Category 1: Foreign income or unexplained foreign which asset was not reported
This covers foreign income and foreign assets that were not reported earlier. You are eligible if the value of unreported assets or Income is not more than Rs. 1 crores. Under this category:
- You pay 60% of the value of the undisclosed foreign asset or Income as on March 31, 2026
Important
If the misreporting happened 3 financial years ago or less , filing ITR-U costs almost the same in most cases. At the same cost, it is recommended that you file ITR-U as it is a simpler process.
For example, assume you did not report foreign income for Financial year 2023-24. We are currently in financial year 2026-27. For financial year 2023-24, the relevant assessment year will be 2024-25. In this case, the penalty for ITR-U will be 50% of the tax amount.
Assuming you fall under 30% slab rate and the unreported Income is Rs. 3,00,000, your total tax bill will be calculated as follows:
| Particulars | Amount |
|---|---|
| Unreported Income | Rs. 300000 |
| Basic tax on misreported Income (assuming 30% slab rate) | Rs. 90000 |
| Cess @ 4% (applicable on all tax payments) | Rs. 3600 |
| Interest on the missed payment (at 12% pa for 3 years) starting from 1st April 2024 (assuming you file the ITR on last day ie 31st March 2027) (36% of 93600) | Rs. 33696 |
| ITR=U penalty (50% of the additional tax + interest). (50% of 127296) | Rs. 63648 |
| Total payable to Income Tax department | Rs. 190944 |
| Total payment as percentage of Income | 63.64% |
Also, if your under reported Income is more than Rs. 1 crores, your only option is ITR-U.
Category 2: Income was taxed, but the foreign asset was not disclosed
For this category, you need to pay a fixed fee of ₹1 lakh. This option is available only if the total value of your foreign assets is ₹5 crore or less.
The scheme is not implemented yet, the date will be announced soon by the Central Government.
What protection does FAST-DS 2026 give?
Once you file the disclosure under the scheme and pay the fee, you get immunity under the scheme from:
- Prosecution
- Penalties under the Black Money Act for that disclosed asset and related income.
This disclosure scheme is available to taxpayers with undisclosed assets of less than Rs. 5 crores.

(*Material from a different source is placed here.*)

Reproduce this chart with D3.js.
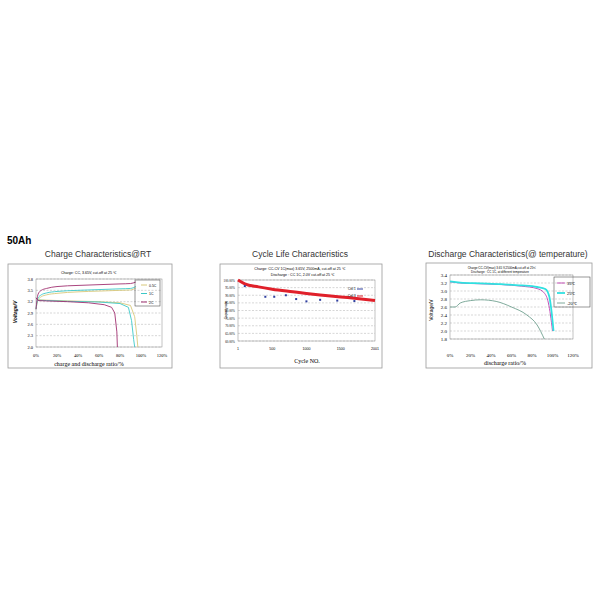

Consult with our tax experts at Remote Munshi
FAQs on Schedule FA for Indian software developers
My Upwork balance was zero by March 31. Do I still need to disclose it in Schedule FA?
Yes. Schedule FA follows the calendar year. A zero balance on March 31 does not remove disclosure where the account existed or had activity during the relevant period.
I use Section 44ADA presumptive taxation. Is ITR-4 enough if I have a balance in Upwork account?
No. A developer with Section 44ADA income and foreign assets should use ITR-3 and ensure Schedule FA is properly filled and filed along with the return.
My US client gave me vested RSUs worth $8,000. Is that below a threshold that exempts me from disclosure?
No. Even small amounts must be reported in Schedule FA. The less than ₹20 lakh rule only reduces penalties under the Black Money Act. Income tax act penalties will still apply.
I received payments directly into my Indian bank account through SWIFT. Is there anything to disclose in Schedule FA?
A SWIFT payment into your Indian bank account does not count as a foreign account or foreign income. You need to report Schedule FA only if you hold a foreign account or asset such as a Wise or Payoneer account, foreign shares, a brokerage account or signing authority abroad.
What is FAST-DS 2026?
FAST-DS 2026 is a scheme under the Finance Act, 2026. It lets you declare foreign income or assets you missed in earlier years, subject to limits and conditions.
Does a dormant US bank account opened during student days need Schedule FA reporting?
Yes, where you are Resident and Ordinarily Resident in India and the account existed during the relevant reporting period. A dormant foreign bank account still needs disclosure.